Those pesky permits, plus some creative parenting

I appreciate that Venice (well, San Giorgio, in this case) is seductive and irresistible and beautiful and everything. But it wouldn't have been less beautiful the next day. It's been here for 1,500 years -- presumably it can wait for a family to have dinner and sleep.
I appreciate that Venice (well, San Giorgio, in this case) is seductive and irresistible and beautiful and everything. But it wouldn’t have been less beautiful the next day.

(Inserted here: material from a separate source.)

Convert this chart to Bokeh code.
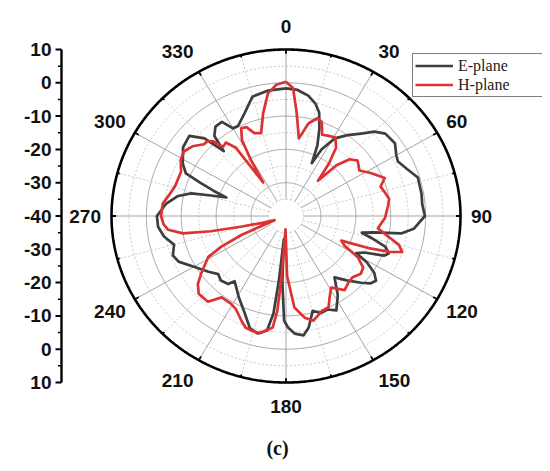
import numpy as np
from bokeh.plotting import figure
from bokeh.models import Range1d, Legend, LegendItem, Label
from bokeh.core.properties import value
from bokeh.embed import file_html
from bokeh.resources import INLINE

# ---------------- data ----------------
e_angle = [0, 5, 10, 14, 17, 20, 23, 25, 27, 31, 36, 41, 45, 49, 55, 60, 63, 68, 73, 80, 85, 90,
           96, 99, 101, 103, 105, 108, 111, 113, 116, 119, 121, 124, 127, 130, 133, 138, 143, 148,
           153, 157, 161, 165, 169, 172, 176, 179, 181, 183, 185, 186, 187, 189, 193, 197, 203, 209,
           213, 217, 219, 224, 228, 233, 240, 246, 250, 255, 260, 265, 270, 276, 281, 284, 286, 288,
           290, 292, 294, 298, 305, 311, 315, 317.5, 319.5, 323, 327, 330, 333, 339, 345, 352]
e_db = [-1.7, -2.0, -3.3, -5.2, -7.5, -12, -17, -22.5, -17.5, -12.8, -10, -7.2, -4.2, -2.3, -1.9, -3.5,
        -4, -2.5, -0.5, -0.6, -0.8, -0.2, -3.2, -6.6, -14.3, -17.7, -14.8, -10, -8.5, -9.5, -15, -17,
        -13, -9.5, -7.7, -8.5, -10.6, -14, -16.9, -12, -8.2, -9.5, -9.2, -10.5, -5.9, -3.8, -4.6, -6.5,
        -8.6, -20, -33, -20.5, -10.5, -5.2, -3.8, -4.7, -9.1, -12.1, -14, -15.5, -13.7, -13.1, -13.9,
        -12.2, -9.5, -6.3, -5.5, -6.8, -4.5, -3.2, -3.0, -5.4, -8.5, -12, -17.7, -22, -18, -13.7, -8.6,
        -6.5, -4, -3.3, -7, -13.6, -8.4, -6.4, -6.3, -9.6, -9.7, -6.9, -2.9, -2.0]

h_angle = [0, 3, 5.5, 9, 13, 17, 20, 23, 27, 31, 35, 38, 41, 43.5, 47, 51, 57, 62, 68, 72, 76, 80, 84,
           91, 98, 102, 105, 108, 110, 112, 115, 118, 121, 125, 129, 134, 138, 143, 149, 153, 156, 160,
           166, 170, 175, 179, 182, 184, 185, 186.5, 192, 196, 199, 202, 207, 211, 217, 221, 227, 231,
           234.5, 241, 243.5, 246, 249, 253, 256, 258, 260, 263, 266, 270, 276, 281, 286, 294, 299,
           303.5, 308, 312.5, 315, 317, 319, 322, 325, 327, 329, 331, 334, 337, 340, 344, 348, 352, 356]
h_db = [0.3, -1.5, -8.5, -16.4, -11.5, -9.3, -10, -13.5, -13, -12.5, -15, -20, -26, -19, -15, -13.6,
        -14.9, -12.5, -9.5, -11.5, -10.8, -10, -10.6, -11.6, -13.4, -10, -6.5, -5.0, -8.5, -14, -22.5,
        -21, -16, -13, -12.4, -13.5, -13.2, -12.1, -14.9, -12.5, -10, -9.7, -7.6, -9, -12.4, -22, -36,
        -21, -11.4, -6.3, -4, -4.2, -4.5, -6, -8.5, -9.3, -9.4, -5.9, -5.8, -7.5, -10.1, -14.5, -19.2,
        -26, -36.5, -33, -27, -18, -10, -6, -4.8, -4.2, -4.5, -6, -7, -7.1, -5.5, -4.9, -6, -8.1, -8.2,
        -9.3, -12.5, -12, -15, -28, -20.7, -14, -10.7, -11, -13.5, -14.1, -8.5, -2.8, -0.5]

angle_ticks = [0, 30, 60, 90, 120, 150, 180, 210, 240, 270, 300, 330]
angle_labels = ["0", "30", "60", "90", "120", "150", "180", "210", "240", "270", "300", "330"]
r_min, r_max, r_step = -40, 10, 10
radial_labels = ["10", "0", "-10", "-20", "-30", "-40", "-30", "-20", "-10", "0", "10"]
series_names = ["E-plane", "H-plane"]
series_colors = ["#3e3e3e", "#de3131"]

# ---------------- helpers ----------------
R = r_max - r_min


def polar(theta_deg, db):
    t = np.radians(np.asarray(theta_deg, dtype=float))
    r = np.clip(np.asarray(db, dtype=float) - r_min, 0, None)
    return r * np.sin(t), r * np.cos(t)


W, H = 542, 463
sx, sy = 3.49, 3.33            # px per radial unit (horizontal / vertical)
cx_px, cy_px = 285.5, 215.5
x0 = -cx_px / sx
y1 = cy_px / sy
p = figure(width=W, height=H, output_backend="svg", toolbar_location=None,
           x_range=Range1d(x0, x0 + W / sx), y_range=Range1d(y1 - H / sy, y1),
           x_axis_type=None, y_axis_type=None, min_border=0)
p.outline_line_color = None
p.grid.visible = False
p.background_fill_color = "white"

phi = np.linspace(0, 360, 721)
# circular grid
for v in range(r_min + 5, r_max, 5):
    gx, gy = polar(phi, np.full_like(phi, v))
    if (v - r_min) % r_step == 0:
        p.line(gx, gy, line_color="#9a9a9a", line_width=0.9)
    else:
        p.line(gx, gy, line_color="#c4c4c4", line_width=0.9, line_dash="2 2")
# spokes
r_in = r_min + 5
for a in range(0, 360, 15):
    lx, ly = polar([a, a], [r_in, r_max])
    if a % 30 == 0:
        p.line(lx, ly, line_color="#9a9a9a", line_width=0.9)
    else:
        p.line(lx, ly, line_color="#c4c4c4", line_width=0.9, line_dash="2 2")

# data curves
renderers = []
for ang, db, col in [(e_angle, e_db, series_colors[0]), (h_angle, h_db, series_colors[1])]:
    ax_, ay_ = polar(list(ang) + [ang[0] + 360], list(db) + [db[0]])
    renderers.append(p.line(ax_, ay_, line_color=col, line_width=2.7, line_join="round"))

# outer circle and ticks
ox, oy = polar(phi, np.full_like(phi, r_max))
p.line(ox, oy, line_color="black", line_width=2.6)
for a in range(0, 360, 15):
    ln = 1.3 if a % 30 == 0 else 0.7
    tx, ty = polar([a, a], [r_max - ln, r_max])
    p.line(tx, ty, line_color="black", line_width=1.8)

# angular labels
RX, RY = 185 / sx, 190 / sy
for a, lab in zip(angle_ticks, angle_labels):
    t = np.radians(a)
    s = np.sin(t)
    align = "center" if abs(s) < 1e-6 else ("left" if s > 0 else "right")
    p.text([RX * s], [RY * np.cos(t)], text=[lab], text_align=align,
           text_baseline="middle", text_font=value("Liberation Sans"), text_font_style="bold",
           text_font_size="19px", text_color="#111111")

# left radial axis
axis_x = 61 / sx + x0
yv = np.arange(-R, R + 1, r_step)
p.line([axis_x, axis_x], [-R, R], line_color="black", line_width=2.4)
for yy in np.arange(-R, R + 1, r_step / 2):
    major = (yy % r_step) == 0
    ln = (6 if major else 3.5) / sx
    p.line([axis_x - ln, axis_x], [yy, yy], line_color="black", line_width=2 if major else 1.5)
p.text(np.full(len(yv), axis_x), yv[::-1], text=radial_labels, text_align="right",
       text_baseline="middle", x_offset=-10, text_font=value("Liberation Sans"),
       text_font_style="bold", text_font_size="19px", text_color="#111111")

# legend
legend = Legend(items=[LegendItem(label=n, renderers=[r]) for n, r in zip(series_names, renderers)],
                location=(412, H - 97), orientation="vertical", margin=0, padding=2, spacing=0,
                glyph_width=38, glyph_height=19, label_height=19, label_standoff=5, label_width=86,
                label_text_font="Liberation Serif", label_text_font_size="16px",
                label_text_color="#222222", border_line_color="black", border_line_width=1.5,
                background_fill_alpha=1.0)
p.add_layout(legend)

# caption
p.add_layout(Label(x=277, y=H - 447, x_units="screen", y_units="screen", text="(c)",
                   text_align="center", text_baseline="middle", text_font="Liberation Serif",
                   text_font_style="bold", text_font_size="20px", text_color="#111111"))

open("out.html", "w").write(file_html(p, INLINE))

The city has been here for 1,500 years — presumably it can wait for a family to have dinner and sleep.

After I began to think about it more clearly (that is to say, after I thought about it in the mountains, where we just went for four days, breathing air that was cool and dry enough to resuscitate my mental processes), I realized that I made a small miscalculation in the payday for the police.

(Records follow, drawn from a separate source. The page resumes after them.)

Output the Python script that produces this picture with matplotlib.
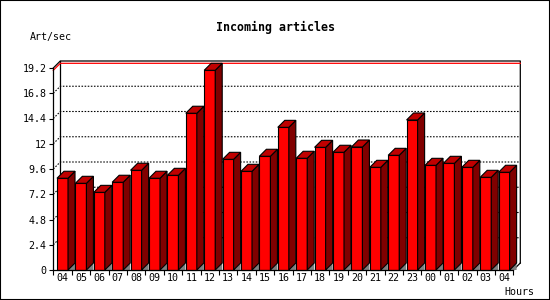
import matplotlib
matplotlib.use("Agg")
import matplotlib.pyplot as plt
from matplotlib.patches import Polygon, Rectangle

# Data
hours = ["04", "05", "06", "07", "08", "09", "10", "11", "12", "13", "14", "15",
         "16", "17", "18", "19", "20", "21", "22", "23", "00", "01", "02", "03", "04"]
art_per_sec = [8.72, 8.24, 7.38, 8.34, 9.48, 8.72, 9.0, 14.9, 18.98, 10.52, 9.38, 10.81,
               13.56, 10.62, 11.66, 11.19, 11.69, 9.76, 10.9, 14.26, 9.95, 10.14, 9.76, 8.81, 9.29]
y_ticks = [0, 2.4, 4.8, 7.2, 9.6, 12, 14.4, 16.8, 19.2]

# Colours of the 3D bars
front_col = "#ff0000"
side_col = "#800000"
top_col = "#c00000"
floor_col = "#808080"

fig = plt.figure(figsize=(5.5, 3.0), dpi=100)
ax = fig.add_axes([53.3 / 550, 30 / 300, 460 / 550, 202 / 300])
n = len(hours)
ymax = y_ticks[-1]
ax.set_xlim(0, n)
ax.set_ylim(0, ymax)

# depth of the 3D effect, 7 px converted to data units
px_x = 460 / n
px_y = 202 / ymax
dx = 7 / px_x
dy = 7 / px_y

# back wall frame
frame_kw = dict(color="black", lw=0.9, clip_on=False, zorder=1)
ax.plot([0, dx, n + dx, n + dx], [ymax, ymax + dy, ymax + dy, dy], **frame_kw)
ax.plot([dx, dx], [dy, ymax + dy], **frame_kw)
ax.plot([n, n + dx], [0, dy], **frame_kw)

# dotted grid on back wall and left wall
for v in y_ticks[1:-1]:
    ax.plot([0, dx, n + dx], [v, v + dy, v + dy], color="black", lw=0.8,
            ls=(0, (1.4, 1.4)), clip_on=False, zorder=1)

# red line at maximum value
vmax = max(art_per_sec)
ax.plot([0, dx, n + dx], [vmax, vmax + dy, vmax + dy], color="#ff0000", lw=0.9,
        clip_on=False, zorder=1.5)

# bars
width = 0.6
for i, v in enumerate(art_per_sec):
    left = i + 0.5 - width / 2
    right = left + width
    ax.add_patch(Polygon([(right, 0), (right + dx, dy), (right + dx, 0)],
                         closed=True, fc=floor_col, ec="none", zorder=2, clip_on=False))
    ax.add_patch(Rectangle((left, 0), width, v, fc=front_col, ec="black", lw=0.8,
                           zorder=3, clip_on=False))
    ax.add_patch(Polygon([(right, 0), (right + dx, dy), (right + dx, v + dy), (right, v)],
                         closed=True, fc=side_col, ec="black", lw=0.8, zorder=3, clip_on=False))
    ax.add_patch(Polygon([(left, v), (left + dx, v + dy), (right + dx, v + dy), (right, v)],
                         closed=True, fc=top_col, ec="black", lw=0.8, zorder=3, clip_on=False))

# axes and ticks
for s in ["top", "right"]:
    ax.spines[s].set_visible(False)
for s in ["left", "bottom"]:
    ax.spines[s].set_linewidth(0.9)
    ax.spines[s].set_zorder(4)
ax.patch.set_alpha(0)

ax.set_yticks(y_ticks)
ax.set_yticklabels(["%g" % t for t in y_ticks])
ax.set_xticks(range(n + 1))
ax.set_xticklabels([])
ax.set_xticks([i + 0.5 for i in range(n)], minor=True)
ax.set_xticklabels(hours, minor=True)
ax.tick_params(axis="y", length=3, width=0.8, pad=2, labelsize=7.2)
ax.tick_params(axis="x", which="major", length=3.5, width=0.8)
ax.tick_params(axis="x", which="minor", length=0, pad=2, labelsize=7.2)
for lab in ax.get_xticklabels(minor=True) + ax.get_yticklabels():
    lab.set_family("DejaVu Sans Mono")

# titles
fig.text(0.5, 1 - 27 / 300, "Incoming articles", ha="center", va="center",
         family="DejaVu Sans Mono", fontweight="bold", fontsize=8.4)
fig.text(30 / 550, 1 - 37 / 300, "Art/sec", ha="left", va="center",
         family="DejaVu Sans Mono", fontsize=7.2)
fig.text(534 / 550, 1 - 292 / 300, "Hours", ha="right", va="center",
         family="DejaVu Sans Mono", fontsize=7.2)

# outer border
fig.patches.append(Rectangle((0, 0), 1, 1, transform=fig.transFigure, fill=False,
                             ec="black", lw=1.5))

fig.savefig("out.png", dpi=100)
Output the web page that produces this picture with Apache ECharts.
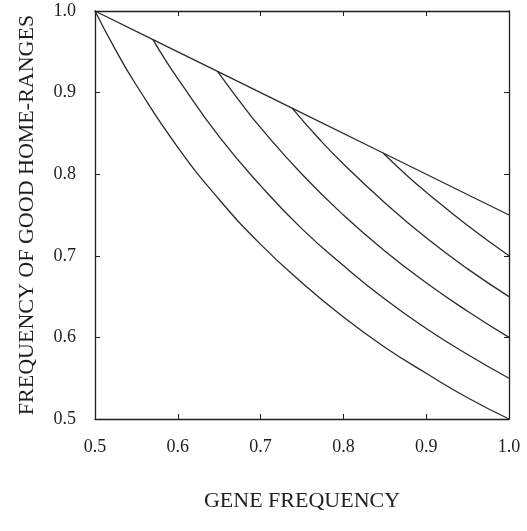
<!DOCTYPE html>
<html>
<head>
<meta charset="utf-8">
<script src="https://cdn.jsdelivr.net/npm/echarts@6/dist/echarts.min.js"></script>
<style>
  html, body { margin: 0; padding: 0; background: #fff; }
  #chart { width: 527px; height: 531px; }
</style>
</head>
<body>
<div id="chart"></div>
<script>
// values
// upper boundary (straight)
const topX = [0.5, 0.57, 0.648, 0.738, 0.848, 1.0]
const topY = [1.0, 0.965, 0.926, 0.881, 0.826, 0.75]

// curves, from lowest to highest
const c1X = [0.5, 0.525, 0.55, 0.6, 0.65, 0.7, 0.75, 0.8, 0.85, 0.9, 0.95, 1.0]
const c1Y = [1.0, 0.952, 0.909, 0.833, 0.769, 0.714, 0.667, 0.625, 0.588, 0.556, 0.526, 0.5]
const c2X = [0.57, 0.585, 0.6, 0.65, 0.7, 0.75, 0.8, 0.85, 0.9, 0.95, 1.0]
const c2Y = [0.965, 0.94, 0.917, 0.846, 0.786, 0.733, 0.688, 0.647, 0.611, 0.579, 0.55]
const c3X = [0.648, 0.675, 0.7, 0.75, 0.8, 0.85, 0.9, 0.95, 1.0]
const c3Y = [0.926, 0.889, 0.857, 0.8, 0.75, 0.706, 0.667, 0.632, 0.6]
const c4X = [0.738, 0.77, 0.8, 0.85, 0.9, 0.95, 1.0]
const c4Y = [0.881, 0.844, 0.8125, 0.765, 0.722, 0.684, 0.65]
const c5X = [0.848, 0.875, 0.9, 0.95, 1.0]
const c5Y = [0.826, 0.8, 0.778, 0.737, 0.7]

const pairs = (xs, ys) => xs.map((x, i) => [x, ys[i]])

const chart = echarts.init(document.getElementById('chart'))

const font = 'Liberation Serif, Times New Roman, serif'
const ink = '#1e1e1e'

const baseAxis = {
  type: 'value',
  min: 0.5,
  max: 1.0,
  interval: 0.1,
  axisLine: { show: true, lineStyle: { color: ink, width: 1.3 } },
  axisTick: { show: true, inside: true, length: 5, lineStyle: { color: ink } },
  splitLine: { show: false },
}

const line = (data, smooth) => ({
  type: 'line',
  data,
  smooth,
  symbol: 'none',
  lineStyle: { color: '#2a2a2a', width: 1.3 },
  silent: true,
})

chart.setOption({
  animation: false,
  backgroundColor: '#fff',
  grid: { left: 95, right: 18, top: 11, bottom: 112 },
  xAxis: [
    {
      ...baseAxis,
      position: 'bottom',
      name: 'GENE FREQUENCY',
      nameLocation: 'middle',
      nameGap: 71,
      nameTextStyle: { fontFamily: font, fontSize: 22, color: ink },
      axisLabel: {
        fontFamily: font, fontSize: 18, color: ink, margin: 19,
        formatter: v => v.toFixed(1),
      },
    },
    { ...baseAxis, position: 'top', axisLabel: { show: false } },
  ],
  yAxis: [
    {
      ...baseAxis,
      position: 'left',
      name: 'FREQUENCY OF GOOD HOME-RANGES',
      nameLocation: 'middle',
      nameGap: 57,
      nameTextStyle: { fontFamily: font, fontSize: 22, color: ink },
      axisLabel: {
        fontFamily: font, fontSize: 18, color: ink, margin: 19,
        formatter: v => v.toFixed(1),
      },
    },
    { ...baseAxis, position: 'right', axisLabel: { show: false } },
  ],
  series: [
    line(pairs(topX, topY), false),
    line(pairs(c1X, c1Y), true),
    line(pairs(c2X, c2Y), true),
    line(pairs(c3X, c3Y), true),
    line(pairs(c4X, c4Y), true),
    line(pairs(c5X, c5Y), true),
  ],
})
</script>
</body>
</html>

I’m referring to the extra paydays they gave themselves by forging permits and whatever else they were doing to help eager immigrants make it through the bureaucracy.

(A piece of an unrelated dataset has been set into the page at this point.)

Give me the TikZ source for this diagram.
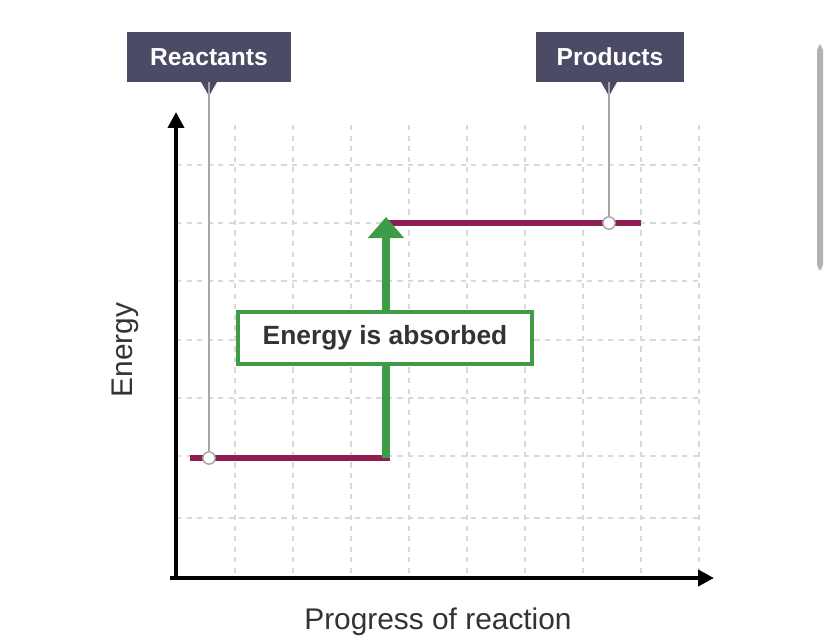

Yes, each of the accused maintainers of public order did indeed receive 300 euros for finagling the permit, which seemed to my super-saturated brain to be pitifully small.

But now I realize what sharp readers have long since understood: It was 300 euros multiplied by God knows how many times they orbited the cash register each day.  Each week.  Each month.

Before long, it won’t be only God who knows what the total came to.  I presume a phalanx of lawyers and judges is already pounding its calculators.

Not me.  I don’t care anymore.  I’m on to other things.   I’m more interested now in the German couple who drove their camper  1,026 km/637 miles from Dresden to Cavallino-Treporti the other day.  Even though the trip probably took them ten hours, and most likely more, when they got there the first thing they wanted to do was to get on the motonave and go to Venice.  How romantic, how beautiful.  And how inconvenient that their ten-year-old daughter dug in her heels at yet another trek before the day could finally be over.

Nothing daunted, her parents locked her inside the camper.  Then they went off on their own, feeling fine about her being fine, except she wasn’t.

She got out of the camper, couldn’t get back in, became distraught, and was collected by a sympathetic passerby who took her to everyone’s favorite caretakers, the Carabinieri.  Who were waiting for her parents at midnight when they got off the boat from Venice.  To present them with the formal accusation of abandonment of a minor.

Mann kann nicht alles unter einen Hut bringen, as they say in the Vaterland.  You can’t put everything under one hat.  Neither can you have everything you want, including a child-free jaunt to Venice whenever you feel like it, no matter where you might be inclined to put it.